Apart from a plea to voters, he said Ms Clinton was also targeting her own party who may be leaning towards the likes of Massachusetts Senator Elizabeth Warren, a politician so well-known among the middle class that CNN has already made the comparison.
“There are a lot of people in the Democratic Party who are a bit uneasy about Clinton,” he said.
“This is someone who has now been in the public for about 30 years, she’s a really entrenched part of the elite political class in America.
“A lot of Democrats are worried — does she have any claim to understanding ordinary Americans? Does she have the common touch?”
And it’s not only an American phenomenon.
Australian politicians have also been guilty of the common man makeover, trying everything from manning the local sausage sizzle to adopting outdated lingo unheard of outside the realms of bush poetry.
Former Prime Minister Kevin Rudd was one of the primary offenders, according to academic and author Frank Bongiorno.
The Australian National University Associate Professor said that while his case was different to that of Ms Clinton, Mr Rudd had tried to shed his image as a policy wonk and Mandarin speaking intellectual.
“In the end looked a little bit silly and a little bit fake,” he said.
“He started adopting all these Australianisms which most people had stopped using. It made it look very contrived.”
Other transformations have taken a more subtle approach than the “fair shake of the sauce bottle”, instead employing social media and photo opportunities to slowly chip away at an established view.
Former Immigration Minister turned Special Services head honcho Scott Morrison was among those making a conscious effort, but Mr Bongiorno said Malcolm Turnbull was the politician who most likely had an image overhaul in his near future.
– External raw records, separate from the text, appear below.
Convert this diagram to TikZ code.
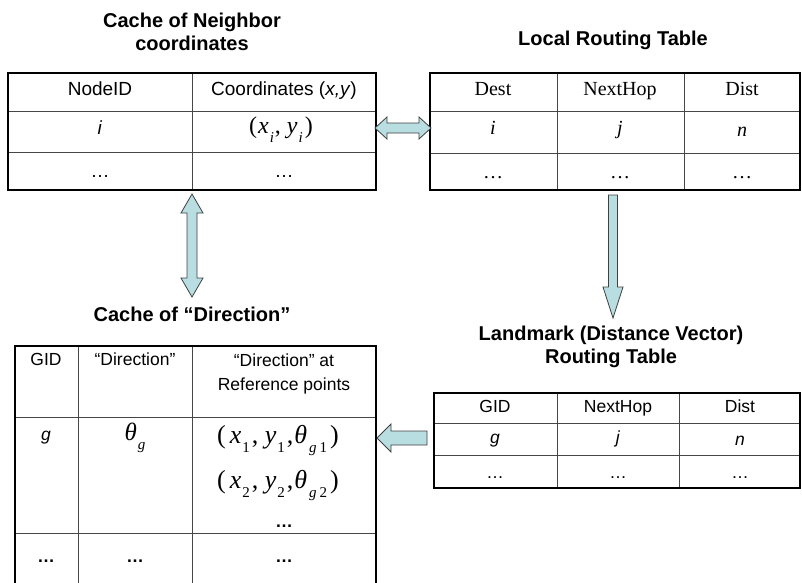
\documentclass[tikz,border=0pt]{standalone}
\usepackage{fontspec}
\setmainfont{Liberation Serif}
\setsansfont{Liberation Sans}
\definecolor{arrfill}{RGB}{185,222,226}
\definecolor{innerln}{RGB}{70,70,70}
\newcommand\fsz[1]{\fontsize{#1}{#1}\selectfont}
\newcommand\mysub[2]{\raisebox{-0.36em}{\fontsize{#1}{#1}\selectfont #2}}
\begin{document}
\begin{tikzpicture}[x=1pt,y=-1pt,
  outer/.style={line width=2.4pt},
  innerl/.style={line width=1pt, draw=innerln},
  arr/.style={fill=arrfill, draw=black!75, line width=0.8pt, line join=miter},
  ttl/.style={font=\sffamily\bfseries\fontsize{20}{23}\selectfont, align=center, inner sep=0pt},
  fixh/.style={text height=0.72em, text depth=0em},
  sf/.style={font=\sffamily\fontsize{19}{23}\selectfont, inner sep=0pt, fixh},
  sfs/.style={font=\sffamily\fontsize{17.5}{24}\selectfont, inner sep=0pt, fixh},
  sfm/.style={font=\sffamily\fontsize{17.5}{24}\selectfont, inner sep=0pt, align=center},
  rm/.style={font=\rmfamily\fsz{20}, inner sep=0pt, fixh}]
\useasboundingbox (0,0) rectangle (802,582);
\clip (0,0) rectangle (802,582);

% titles
\node[ttl] (title1) at (192,32) {Cache of Neighbor\\coordinates};
\node[ttl] (title2) at (613,40) {Local Routing Table};
\node[ttl] (title3) at (192,314) {Cache of “Direction”};
\node[ttl] (title4) at (611,347) {Landmark (Distance Vector)\\Routing Table};

% table 1: cache of neighbor coordinates
\draw[innerl] (192,73) -- (192,190) (8,111) -- (376,111) (8,152) -- (376,152);
\draw[outer] (8,73) rectangle (376,190);
\node[sf] (t1h1) at (100,92) {NodeID};
\node[sf] (t1h2) at (284,92) {Coordinates (\textit{x,y})};
\node[sf] (t1a) at (100,131) {\textit{i}};
\node[rm] (t1b) at (281,130) {\fsz{24}(\kern1pt\textit{x}\mysub{15}{\kern1pt\textit{i}}\kern1pt, \textit{y}\mysub{15}{\kern1pt\textit{i}}\kern2pt)};
\node[sf] (t1c) at (100,174) {…};
\node[sf] (t1d) at (284,174) {…};

% table 2: local routing table
\draw[innerl] (557,73) -- (557,190) (684,73) -- (684,190) (430,111) -- (800,111) (430,153) -- (800,153);
\draw[outer] (430,73) rectangle (800,190);
\node[rm] (t2h1) at (493,92) {Dest};
\node[rm] (t2h2) at (620,92) {NextHop};
\node[rm] (t2h3) at (742,92) {Dist};
\node[rm] (t2a) at (493,131) {\textit{i}};
\node[rm] (t2b) at (620,131) {\textit{j}};
\node[rm] (t2c) at (742,133) {\textit{n}};
\node[rm] (t2d) at (493,175) {…};
\node[rm] (t2e) at (620,175) {…};
\node[rm] (t2f) at (742,175) {…};

% table 3: cache of direction
\draw[innerl] (78,346) -- (78,600) (192,346) -- (192,600) (15,417) -- (376,417) (15,533) -- (376,533);
\draw[outer] (15,346) rectangle (376,600);
\node[sfs] (t3h1) at (46,362) {GID};
\node[sfs] (t3h2) at (135,362) {“Direction”};
\node[sfm] (t3h3) at (284,374) {“Direction” at\\Reference points};
\node[sfs] (t3a) at (46,437) {\textit{g}};
\node[rm] (t3b) at (135,437) {\fsz{25}\textit{θ}\mysub{15}{\kern1pt\textit{g}}};
\node[rm] (t3c) at (278,440) {\fsz{26}(\kern4pt\textit{x}\mysub{15}{\kern1pt 1}\kern2pt, \textit{y}\mysub{15}{\kern1pt 1}\kern2pt,\kern1pt\textit{θ}\mysub{15}{\kern2pt\textit{g}\kern3pt1}\kern3pt)};
\node[rm] (t3d) at (278,485) {\fsz{26}(\kern4pt\textit{x}\mysub{15}{\kern1pt 2}\kern2pt, \textit{y}\mysub{15}{\kern1pt 2}\kern2pt,\kern1pt\textit{θ}\mysub{15}{\kern2pt\textit{g}\kern3pt2}\kern3pt)};
\node[sfs] (t3e) at (284,524) {\textbf{…}};
\node[sfs] (t3f) at (46,559) {\textbf{…}};
\node[sfs] (t3g) at (135,559) {\textbf{…}};
\node[sfs] (t3h) at (284,559) {\textbf{…}};

% table 4: landmark routing table
\draw[innerl] (557,393) -- (557,488) (679,393) -- (679,488) (434,423) -- (800,423) (434,455) -- (800,455);
\draw[outer] (434,393) rectangle (800,488);
\node[sfs] (t4h1) at (495,409) {GID};
\node[sfs] (t4h2) at (618,409) {NextHop};
\node[sfs] (t4h3) at (740,409) {Dist};
\node[sfs] (t4a) at (495,440) {\textit{g}};
\node[sfs] (t4b) at (618,440) {\textit{j}};
\node[sfs] (t4c) at (740,442) {\textit{n}};
\node[sfs] (t4d) at (495,475) {…};
\node[sfs] (t4e) at (618,475) {…};
\node[sfs] (t4f) at (740,475) {…};

% block arrows
\draw[arr] (375,128) -- (387,117) -- (387,123) -- (419,123) -- (419,117) -- (431,128)
  -- (419,139) -- (419,133) -- (387,133) -- (387,139) -- cycle;
\draw[arr] (192,194) -- (203,213) -- (197,213) -- (197,278) -- (203,278) -- (192,297)
  -- (181,278) -- (187,278) -- (187,213) -- (181,213) -- cycle;
\draw[arr] (608.5,195) -- (617.5,195) -- (617.5,287) -- (623,287) -- (613,318)
  -- (603,287) -- (608.5,287) -- cycle;
\draw[arr] (377,438) -- (391,424) -- (391,431) -- (427,431) -- (427,445) -- (391,445)
  -- (391,452) -- cycle;
\end{tikzpicture}
\end{document}
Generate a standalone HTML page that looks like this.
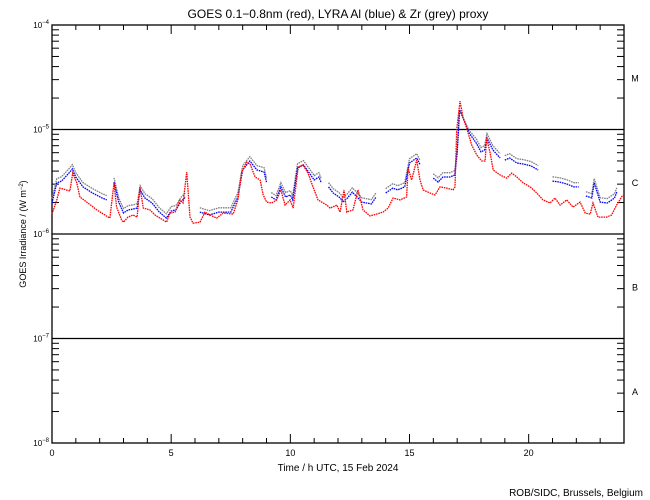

Like Ms Clinton, the Communications Minister is considered a political insider and part of the elite, who has been in the public eye as a national figure of some kind since the 1980s.
“Someone like him does face some of the kinds of problems that Hillary Clinton would face,” he said.
“It’s not enough to simply appeal to people who watch Q and A — you also have to reach out to ordinary voters.
“He’s so obviously part of a national elite, he would have to do some of the same kind of things if he were to make a real push for the prime ministership in the future.”